After an integrated marketing and promotional buildup that lasted several months, videogame software developer Acclaim Entertainment that day released its long-awaited title, "Mortal Kombat."
Within eight weeks, a record 3 million copies of the $59 "Mortal Kombat" were bought, making it the best-selling videogame title of all time.
Acclaim VP-Marketing Sam Goldberg, 45, says the home version of the martial arts fighting game was a guaranteed success due to its popularity in videogame arcades. But it was Acclaim's carefully plotted event-and-integrated marketing blitz that helped push the game.
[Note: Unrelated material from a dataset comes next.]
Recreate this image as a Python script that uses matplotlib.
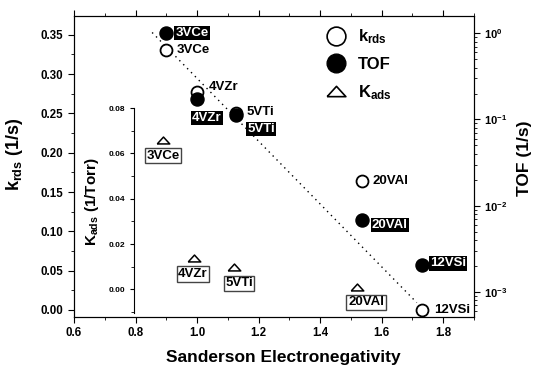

"Realizing there was great anticipation for the game, we decided to create an event awareness around the home version, just like a blockbuster movie opening," says Mr. Goldberg, who led the marketing effort in collaboration with agency RDA International, New York.
The effort included teasing "Mortal Monday" in videogame magazine ads, a sweepstakes and poster, trading cards and game-play tip giveaways.
The most unusual marketing ploy was a 45-second, cinematic-style commercial for "Mortal Kombat" that broke in theaters in August, an industry first, followed by a $10 million TV campaign.
"We used a grass-roots marketing approach to build interest at all levels for the game," Mr. Goldberg says.
The strategy worked so well sales momentum continued through Christmas, and by mid-1994 a total of 5 million copies of "Mortal Kombat" have sold.
"We hope to do it again with another title someday, if we're lucky. But it's hit or miss, in what's increasingly become a hits-driven business," he says.